Impact on Industry and Consumers
Quálitas, the leading insurer in the Mexican automotive market, is already showing the financial consequences of this change. During the first quarter of 2026, the company reported a loss ratio (claims cost) of 11.775 billion pesos.
The firm's loss ratio reached 62.6%, an increase of 2.9 percentage points compared to the same period last year. The company attributes this rise to the impact of the new tax reform.
Ariel Méndez, a stock market analyst at BX+, explained to La Jornada that Quálitas is looking to maintain its client base without immediately passing the full cost on to users. However, the analyst warns that the strategy of preserving market share has financial limits.
“The insurer is directing its strategy toward maintaining market share. However, the inability to credit VAT is putting pressure on its loss ratio and combined ratio, and while the effect stabilizes, it could be a transition year for the company,” Méndez noted.

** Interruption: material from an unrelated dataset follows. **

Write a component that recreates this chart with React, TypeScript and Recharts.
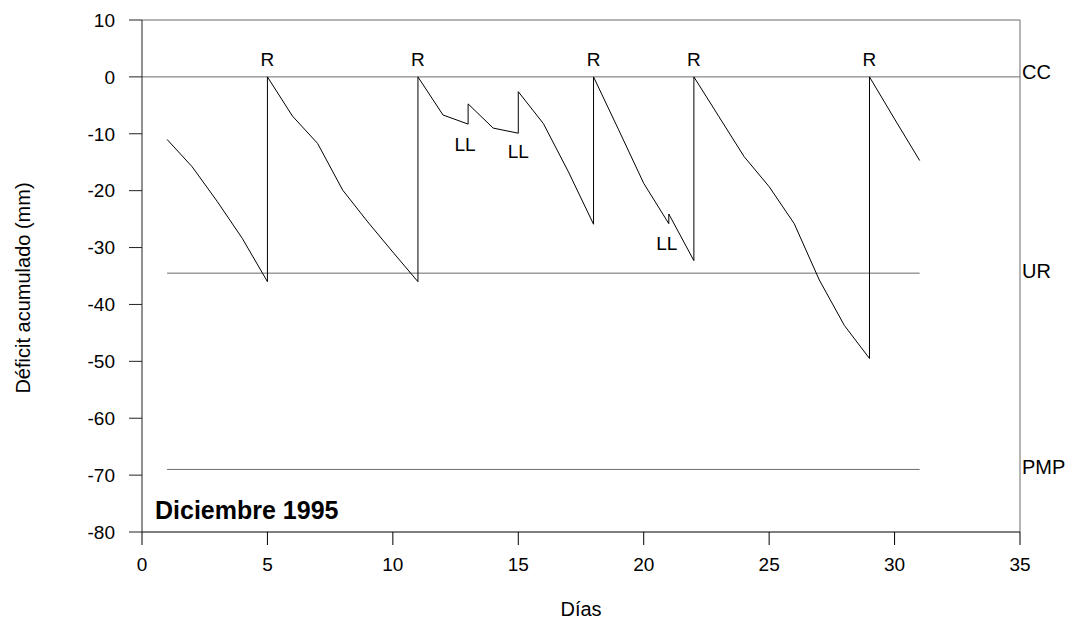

The situation is critical for insurance penetration in the country, which is currently among the lowest in Latin America. Pilar García, CEO of Rastreator.mx, noted that the tax hike is occurring at a time when financial protection culture remains low.
“The fiscal change that prevents insurers from deducting VAT on certain services will lead to higher operating costs and could be reflected in an increase in premiums,” García warned.
Given this scenario, experts recommend that drivers avoid automatic renewals. Comparing coverage, deductibles, and insured sums across different companies can lead to annual savings of several thousand pesos, as some insurers have managed to absorb the fiscal impact better than others.